Most important thing of basic was not language or compiler.

It's that you could LIST. Then move cursor up and edit and press enter. (Not found in ZX, but still ok).

Next, you could list, and draw CIRCLE over the program listing. It was live, like smalltalk, but simpler.

Reproducing language variants without immersion described above is not full story.

Distinction between compiled vs. interactive is important. But it becomes less relevant the shorter compile/edit/debug cycles are. The "instant feedback" aspect is what matters.

For a # of years I used a setup with all my favourite tools running from a RAMdisk.
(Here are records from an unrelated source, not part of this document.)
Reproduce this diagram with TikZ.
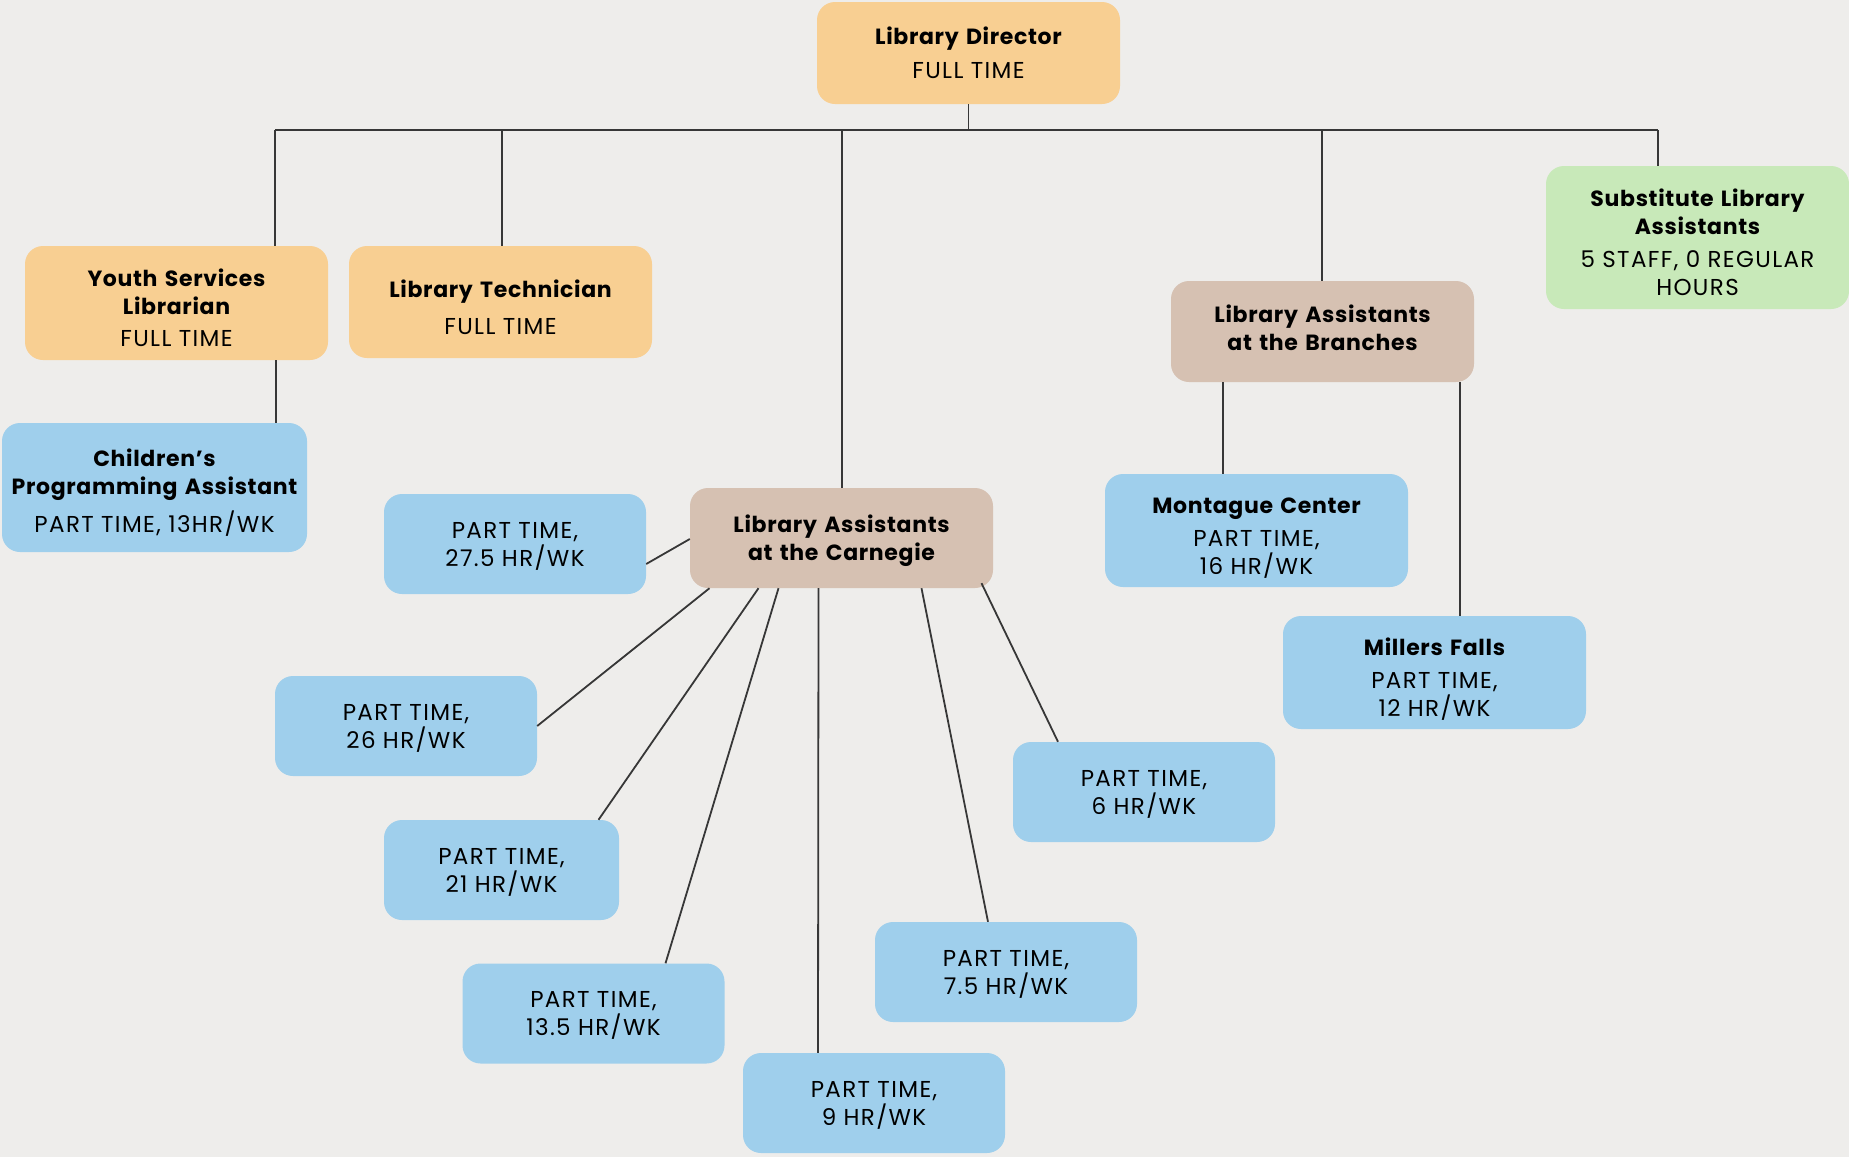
\documentclass[tikz,border=0pt]{standalone}
\usepackage{fontspec}
\setmainfont{Poppins}
\newfontfamily\titfont{Poppins}[LetterSpace=3]
\newfontfamily\subfont{Poppins}[LetterSpace=6]
\definecolor{bgc}{RGB}{238,237,235}
\definecolor{orangec}{RGB}{248,207,146}
\definecolor{tanc}{RGB}{214,193,178}
\definecolor{bluec}{RGB}{159,207,236}
\definecolor{greenc}{RGB}{200,233,185}
\definecolor{linec}{RGB}{55,55,55}
\newcommand{\ttl}[1]{{\titfont\bfseries\fontsize{22}{28}\selectfont #1}}
\newcommand{\sbt}[1]{{\subfont\fontsize{23}{28}\selectfont #1}}
\tikzset{
  box/.style={rounded corners=18pt, minimum width=303pt, minimum height=100pt,
    align=center, inner sep=2pt, text width=299pt,
    font=\fontsize{22}{28}\selectfont},
  obox/.style={box, fill=orangec},
  tbox/.style={box, fill=tanc},
  gbox/.style={box, fill=greenc},
  bbox/.style={box, fill=bluec},
  link/.style={draw=linec, line width=1.8pt},
}
\begin{document}
\begin{tikzpicture}[x=1pt,y=-1pt]
\fill[bgc] (0,0) rectangle (1849,1157);
\useasboundingbox (0,0) rectangle (1849,1157);

\node[obox, minimum height=102pt] (dir) at (968.5,53) {\ttl{Library Director}\\[6pt]\sbt{FULL TIME}};
\node[obox, minimum height=114pt, text height=27pt] (youth) at (176.5,303) {\ttl{Youth Services\\Librarian}\\[4pt]\sbt{FULL TIME}};
\node[obox, minimum height=112pt, text height=29pt] (tech) at (500.5,302) {\ttl{Library Technician}\\[9pt]\sbt{FULL TIME}};
\node[gbox, minimum height=143pt, text height=27pt] (sub) at (1697.5,237.5) {\ttl{Substitute Library\\Assistants}\\[5pt]\sbt{5 STAFF, 0 REGULAR\\HOURS}};
\node[tbox, minimum height=101pt, text height=11pt] (bran) at (1322.5,331.5) {\ttl{Library Assistants\\at the Branches}};
\node[bbox, minimum width=305pt, minimum height=129pt, text height=28pt] (child) at (154.5,487.5) {\ttl{Children’s\\Programming Assistant}\\[10pt]\sbt{PART TIME, 13HR/WK}};
\node[tbox, minimum height=100pt, text height=23pt] (carn) at (841.5,538) {\ttl{Library Assistants\\at the Carnegie}};
\node[bbox, minimum height=113pt, text height=31pt] (mont) at (1256.5,530.5) {\ttl{Montague Center}\\[5pt]\sbt{PART TIME,\\16 HR/WK}};
\node[bbox, minimum height=113pt, text height=31pt] (mill) at (1434.5,672.5) {\ttl{Millers Falls}\\[5pt]\sbt{PART TIME,\\12 HR/WK}};

\node[bbox, minimum width=262pt, text width=250pt, text height=20pt] (p275) at (515,544) {\sbt{PART TIME,\\27.5 HR/WK}};
\node[bbox, minimum width=262pt, text width=250pt, text height=20pt] (p26) at (406,726) {\sbt{PART TIME,\\26 HR/WK}};
\node[bbox, minimum width=235pt, text width=225pt, text height=20pt] (p21) at (501.5,870) {\sbt{PART TIME,\\21 HR/WK}};
\node[bbox, minimum width=262pt, text width=250pt, text height=20pt] (p6) at (1144,792) {\sbt{PART TIME,\\6 HR/WK}};
\node[bbox, minimum width=262pt, text width=250pt, text height=20pt] (p75) at (1006,972) {\sbt{PART TIME,\\7.5 HR/WK}};
\node[bbox, minimum width=262pt, text width=250pt, text height=20pt] (p135) at (593.5,1013.5) {\sbt{PART TIME,\\13.5 HR/WK}};
\node[bbox, minimum width=262pt, text width=250pt, text height=20pt] (p9) at (874,1103) {\sbt{PART TIME,\\9 HR/WK}};

% bus
\coordinate (busL) at (275,130);
\coordinate (busR) at (1658,130);
\draw[link] (dir.south) -- (dir.south |- busL);
\draw[link] (busL) -- (busR);
\draw[link] (busL) -- (busL |- youth.north);
\draw[link] (tech.north -| 502,0) -- (502,130);
\draw[link] (842,130) -- (carn.north -| 842,0);
\draw[link] (1322,130) -- (bran.north -| 1322,0);
\draw[link] (busR) -- (busR |- sub.north);
\draw[link] (youth.south -| 276,0) -- (child.north -| 276,0);
\draw[link] (bran.south -| 1223,0) -- (mont.north -| 1223,0);
\draw[link] (bran.south -| 1460,0) -- (mill.north -| 1460,0);

% carnegie fan
\draw[link] (carn.west |- 0,539) -- (p275.east |- 0,564);
\draw[link] ([xshift=-132pt]carn.south) -- (p26.east);
\draw[link] ([xshift=-83pt]carn.south) -- ([xshift=97pt]p21.north);
\draw[link] ([xshift=-63pt]carn.south) -- ([xshift=72pt]p135.north);
\draw[link] ([xshift=-23pt]carn.south) -- ([xshift=-56pt]p9.north);
\draw[link] ([xshift=80pt]carn.south) -- ([xshift=-18pt]p75.north);
\draw[link] ([xshift=140pt,yshift=5pt]carn.south) -- ([xshift=-86pt]p6.north);
\end{tikzpicture}
\end{document}
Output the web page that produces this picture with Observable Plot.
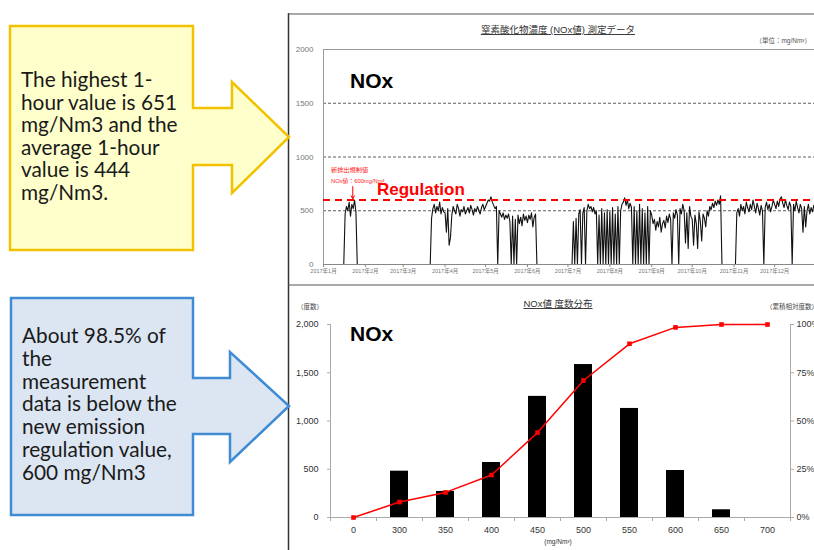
<!DOCTYPE html>
<html><head><meta charset="utf-8">
<script src="https://cdn.jsdelivr.net/npm/d3@7"></script>
<script src="https://cdn.jsdelivr.net/npm/@observablehq/plot@0.6"></script>
<style>
html,body{margin:0;padding:0;background:#fff;}
body{width:814px;height:550px;overflow:hidden;position:relative;font-family:"Liberation Sans",Arial,"Noto Sans CJK JP",sans-serif;}
#top,#bottom,#overlay{position:absolute;}
#top{left:288px;top:13px;width:540px;}
#bottom{left:288px;top:288px;width:526px;}
#overlay{left:0;top:0;pointer-events:none;}
#top svg,#bottom svg{max-width:none !important;}
</style></head><body>
<div id="top"></div><div id="bottom"></div>
<svg id="overlay" width="814" height="550" xmlns="http://www.w3.org/2000/svg">
  <!-- panel borders -->
  <line x1="288.5" y1="13" x2="288.5" y2="550" stroke="#333" stroke-width="1.5"/>
  <line x1="288" y1="14" x2="814" y2="14" stroke="#555" stroke-width="1.2"/>
  <line x1="288" y1="285" x2="814" y2="285" stroke="#555" stroke-width="1.2"/>
  <!-- callouts -->
  <polygon points="10,26 193,26 193,108 232,108 232,82 289,137 232,193 232,165 193,165 193,250 10,250" fill="#ffffcc" stroke="#f2c200" stroke-width="2.5" stroke-linejoin="miter"/>
  <polygon points="11,298 193,298 193,378 230,378 230,352 289,406 230,462 230,434 193,434 193,515 11,515" fill="#dce6f2" stroke="#3f8bd4" stroke-width="2.5" stroke-linejoin="miter"/>
  <g font-family="Lato, 'Open Sans', sans-serif" font-size="20.8" fill="#1a1a1a">
    <text x="21" y="87">The highest 1-</text>
    <text x="21" y="109.6">hour value is 651</text>
    <text x="21" y="132.2">mg/Nm3 and the</text>
    <text x="21" y="154.8">average 1-hour</text>
    <text x="21" y="177.4">value is 444</text>
    <text x="21" y="200">mg/Nm3.</text>
    <text x="22" y="343">About 98.5% of</text>
    <text x="22" y="365.8">the</text>
    <text x="22" y="388.6">measurement</text>
    <text x="22" y="411.4">data is below the</text>
    <text x="22" y="434.2">new emission</text>
    <text x="22" y="457">regulation value,</text>
    <text x="22" y="479.8">600 mg/Nm3</text>
  </g>
  <!-- chart titles and notes -->
  <g font-family="'Liberation Sans', Arial, 'Noto Sans CJK JP', sans-serif">
    <text x="558" y="33" text-anchor="middle" font-size="9.5" fill="#333" text-decoration="underline">窒素酸化物濃度 (NOx値) 測定データ</text>
    <text x="811" y="43" text-anchor="end" font-size="6.5" fill="#555">（単位：mg/Nm³）</text>
    <text x="350" y="88" font-size="21" font-weight="bold" fill="#000">NOx</text>
    <text x="331" y="171.5" font-size="6.2" fill="#ff2020">新排出規制値</text>
    <text x="331" y="182.5" font-size="5.8" fill="#ff2020">NOx値：600mg/Nm³</text>
    <text x="377" y="194.5" font-size="17" font-weight="bold" fill="#ff0000">Regulation</text>
    <text x="558" y="307" text-anchor="middle" font-size="9.5" fill="#333" text-decoration="underline">NOx値 度数分布</text>
    <text x="297" y="309" font-size="6.5" fill="#444">（度数）</text>
    <text x="766" y="309" font-size="6.5" fill="#444">（累積相対度数）</text>
    <text x="350" y="341" font-size="21" font-weight="bold" fill="#000">NOx</text>
    <text x="558" y="544" text-anchor="middle" font-size="6.5" fill="#333">(mg/Nm³)</text>
  </g>
</svg>
<script>
// Daily NOx readings 2017 (mg/Nm3); 0 = plant stopped
const jan=[0,0,0,0,0,0,0,0,0,0,0,0,0,0,0,0,470,540,500,580,450,560,520,600,490,0,0,0,0,0,0];
const feb=[0,0,0,0,0,0,0,0,0,0,0,0,0,0,0,0,0,0,0,0,0,0,0,0,0,0,0,0];
const mar=[0,0,0,0,0,0,0,0,0,0,0,0,0,0,0,0,0,0,0,0,0,430,520,560,480,540,500,580,470,530,490];
const apr=[480,300,520,180,250,460,540,500,470,560,520,450,510,490,540,470,500,530,480,550,510,460,520,490,540,500,470,530,560,510];
const may=[540,570,600,590,630,580,550,520,540,0,500,470,440,480,420,460,430,470,400,0,450,0,420,0,460,380,440,360,470,410,450];
const jun=[390,460,420,480,350,440,470,0,0,0,0,0,0,0,0,0,0,0,0,0,0,0,0,0,0,0,0,0,0,0];
const jul=[0,0,0,0,400,0,430,0,470,510,0,480,530,0,500,560,520,540,490,530,470,500,0,460,0,520,0,480,0,510,0];
const aug=[490,0,530,0,470,0,540,0,500,560,580,620,550,600,520,570,530,0,540,0,500,0,560,0,520,0,480,0,540,0,500];
const sep=[460,380,420,320,400,350,440,300,380,410,340,450,390,470,420,0,480,430,510,460,0,520,470,560,500,200,480,150,540,450];
const oct=[420,180,460,380,150,490,400,220,470,430,350,500,450,540,510,570,530,590,550,600,560,640,0,0,0,0,0,0,0,0,0];
const nov=[0,0,480,520,450,560,500,540,470,580,530,490,560,510,600,540,480,570,520,460,550,500,0,530,580,510,560,490,540,600];
const dec=[560,520,590,540,610,630,570,530,600,550,510,580,540,0,560,500,590,530,480,560,520,300,540,350,500,560,470,530,490,550,510];
const regulation = 600;
const topTicks = [0, 500, 1000, 1500, 2000];
const gridTop = [500, 1000, 1500];

// Frequency distribution
const bins = ["0","300","350","400","450","500","550","600","650","700"];
const counts = [0, 480, 270, 570, 1255, 1585, 1130, 487, 80, 0];
const cumPct = [0, 8, 13, 22, 44, 71, 90, 98.5, 100, 100];
const countTicks = [0, 500, 1000, 1500, 2000];

const months = [jan,feb,mar,apr,may,jun,jul,aug,sep,oct,nov,dec];
const nox = [];
months.forEach((arr, m) => arr.forEach((v, i) => nox.push({date: new Date(Date.UTC(2017, m, i + 1)), value: v})));
const monthTicks = d3.range(12).map(m => new Date(Date.UTC(2017, m, 1)));
const start = new Date(Date.UTC(2017, 0, 1)), end = new Date(Date.UTC(2018, 0, 1));
const arrowPt = [{d: new Date(Date.UTC(2017, 0, 22, 16)), y1: 725, y2: 612}];

const fontFam = "'Liberation Sans', Arial, 'Noto Sans CJK JP', sans-serif";

const topPlot = Plot.plot({
  width: 540, height: 272, marginLeft: 35, marginRight: 12, marginTop: 36, marginBottom: 21,
  x: {type: "utc", domain: [start, end], label: null},
  y: {domain: [0, 2000], label: null},
  style: {fontFamily: fontFam, background: "transparent", overflow: "visible", maxWidth: "none"},
  marks: [
    Plot.gridY(gridTop, {stroke: "#333", strokeOpacity: 1, strokeWidth: 0.8, strokeDasharray: "3,2"}),
    Plot.ruleY([2000], {stroke: "#999"}),
    Plot.ruleX([start], {stroke: "#999"}),
    Plot.lineY(nox, {x: "date", y: "value", stroke: "#111", strokeWidth: 1.1}),
    Plot.ruleY([0], {stroke: "#888"}),
    Plot.ruleY([regulation], {stroke: "#ff0000", strokeWidth: 2, strokeDasharray: "7,5"}),
    Plot.arrow(arrowPt, {x1: "d", x2: "d", y1: "y1", y2: "y2", stroke: "#ff0000", strokeWidth: 1, headLength: 5}),
    Plot.axisY(topTicks, {tickSize: 0, tickPadding: 10, fontSize: 8, fill: "#777", tickFormat: d => String(d)}),
    Plot.axisX(monthTicks, {tickSize: 3, tickPadding: 2, fontSize: 5.5, fill: "#777", stroke: "#888",
      tickFormat: d => `2017年${d.getUTCMonth() + 1}月`})
  ]
});
document.getElementById("top").append(topPlot);

const hist = bins.map((b, i) => ({bin: b, count: counts[i], cum: cumPct[i]}));
const bottomPlot = Plot.plot({
  width: 526, height: 262, marginLeft: 42, marginRight: 24, marginTop: 36, marginBottom: 33,
  x: {type: "band", domain: bins, paddingInner: 0.6, paddingOuter: 0.3, label: null},
  y: {domain: [0, 2000], label: null},
  style: {fontFamily: fontFam, background: "transparent", overflow: "visible", maxWidth: "none"},
  marks: [
    Plot.barY(hist, {x: "bin", y: "count", fill: "#000"}),
    Plot.ruleY([0], {stroke: "#aaa"}),
    Plot.ruleX([bins[0]], {dx: -23, stroke: "#aaa"}),
    Plot.ruleX([bins[bins.length - 1]], {dx: 23, stroke: "#aaa"}),
    Plot.lineY(hist, {x: "bin", y: d => d.cum * 20, stroke: "#ff0000", strokeWidth: 1.5}),
    Plot.dot(hist, {x: "bin", y: d => d.cum * 20, symbol: "square", r: 2.6, fill: "#ff0000"}),
    Plot.axisX({tickSize: 0, tickPadding: 9, fontSize: 9, fill: "#333"}),
    Plot.axisX({tickSize: 4, dx: -23, fill: "none", stroke: "#aaa"}),
    Plot.axisX([bins[bins.length - 1]], {tickSize: 4, dx: 23, fill: "none", stroke: "#aaa"}),
    Plot.axisY(countTicks, {tickSize: 3, tickPadding: 9, fontSize: 9, fill: "#333", stroke: "#aaa", tickFormat: d3.format(",")}),
    Plot.axisY(countTicks, {anchor: "right", tickSize: 3, tickPadding: 3, fontSize: 9, fill: "#333", stroke: "#aaa", tickFormat: d => (d / 20) + "%"})
  ]
});
document.getElementById("bottom").append(bottomPlot);
</script>
</body></html>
That's on MSX2/2+. Edit/assemble/debug cycles in <1 minute if so desired. There was also KUN BASIC on that platform: a JIT compiler for (a subset of) MSX-BASIC. Speedups of ~10..20x or more for many programs or -sections with near-zero effort.

And of course, all this could be freely mixed. Short snippets of machine code for speed/'heavy lifting', BASIC to glue everything together & make quick edits.

Sadly this seems to be lost on modern platforms. Despite >10,000 faster cpu's, ungodly amounts of RAM, storage etc.

That was the whole point of when Dartmouth BASIC was created.

Also one feature that 8 bit BASIC lost in the process due to their hardware limitations, was that originally Dartmouth BASIC wasn't interpreted, rather compiled into machine code before execution, a kind of primitive JIT.

Only 8 bit computers able to run CP/M got similar kinds of BASIC experience, like the original one.

Exactly. Most microcomputer BASICs were a live environment IDE, except done with a CLI.